Душу дам тебе и знанье,
Коли есть на то желанье.
Чуть зажжется в отдаленье
Дня багряное сиянье,
Я возьму тебя в ученье
И примусь за воспитанье…[24]
 
   Если бы Генрик Ибсен оставил нам (совместно с Григом) лишь одну песню Сольвейг, невообразимо печальную и одновременно сладостную мелодию любви, то и тогда норвежцы навсегда бы завоевали наши сердца… Но в Пер Гюнте им был воплощен образ Вечного Ученика, что скитается по миру, как мы бы сказали, в страстном желании овладеть сокровищами мировой культуры. Он жаждет увидеть Египет и Ассирию, узреть знаменитые пирамиды и колосс Мемнона, пойти за Черное море, направиться прямиком к Трое и бессмертным Афинам, увидеть Фермопилы, где пал Леонид и его герои, узнать древних философов и тюрьму, где сгубили Сократа. Что же это еще как не жажда познаний, трансформирующаяся в новом веке в нечто уродливое: в желание запродать душу дьяволу ради прибыли! Итак, в Норвегии в последней трети XIX в. возникла мощная культура и реалистическая литература, становившиеся популярными в Европе.
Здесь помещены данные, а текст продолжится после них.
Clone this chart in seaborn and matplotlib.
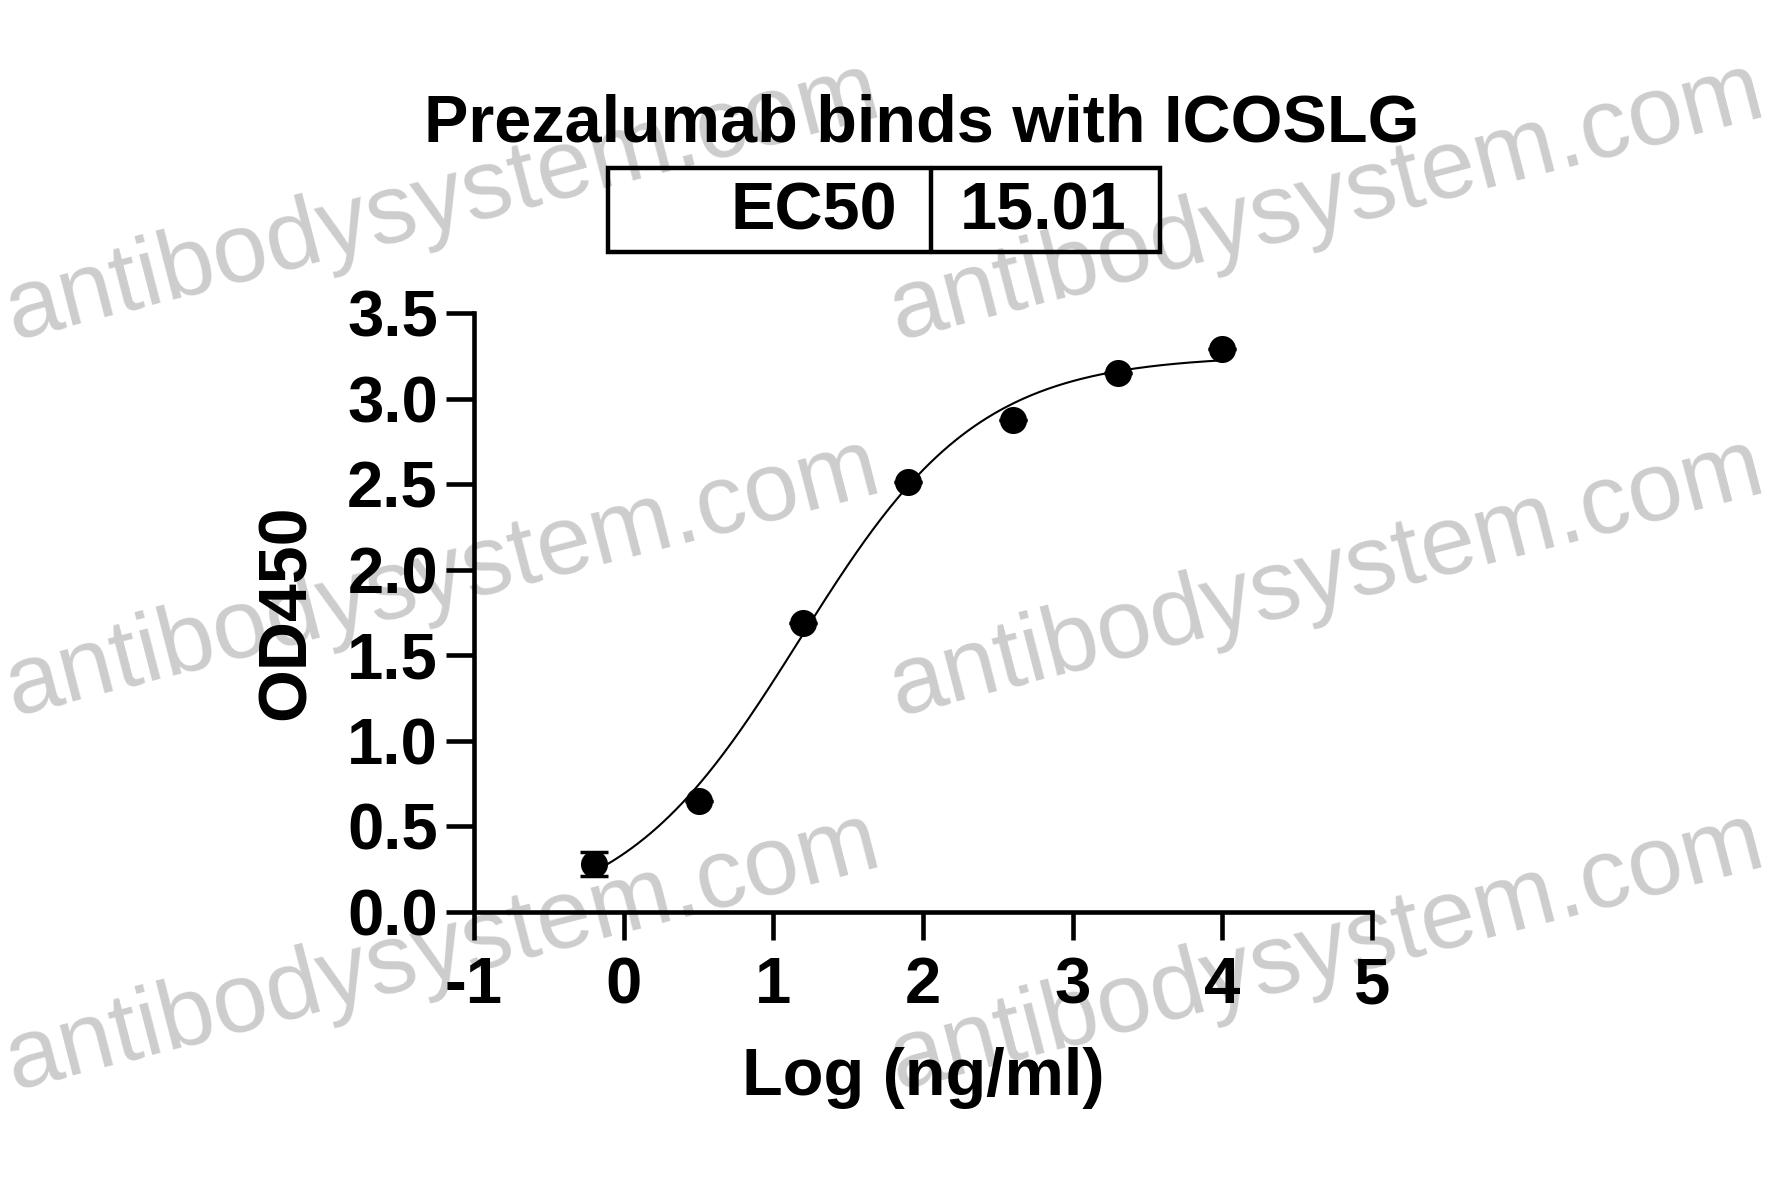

   Подлинным музыкальным гением Севера стал другой великий норвежец – Эдвард Григ (1843–1907), композитор, пианист, дирижер. Его прадед был шотландцем. Он – автор сюит к драме Ибсена «Пер Гюнт», сонат, концертов, лирических пьес, а также 150 романсов и песен. О Григе нам известно относительно немного. Литературные труды его почти не издавались, а ведь статьи и письма Грига очень важны для понимания духовной жизни маэстро. Это тем более грустно, что более других скандинавских музыкантов он ставил перед собой задачи и сугубо просветительского характера. Вспомним, что во многом благодаря его инициативе в столице Норвегии Кристиании (с 1925 г. – г. Осло) возникло и «Музыкальное общество». В то время Норвегия не имела не только высших музыкальных учебных заведений, но даже и прилично организованных музыкальных школ. Почти все норвежцы обучались в Германии. Да и сам Григ признавал северогерманский характер их культуры. И хотя музыка норвежцев, возможно, более сдержанна, она вышла из германской школы. «Скандинавские музыканты большей частью получают образование в Германии, – писал Григ. – Казалось бы, бессмертные творения немецких композиторов великого классического периода с их чистотой рисунка и благородством архитектуры должны стать для молодых скандинавских музыкантов азбукой, которую постигают в детстве и на всю жизнь. Но, увы, классический период ушел в прошлое, а молодежь тянется к современным идеалам с их достижениями и… ошибками».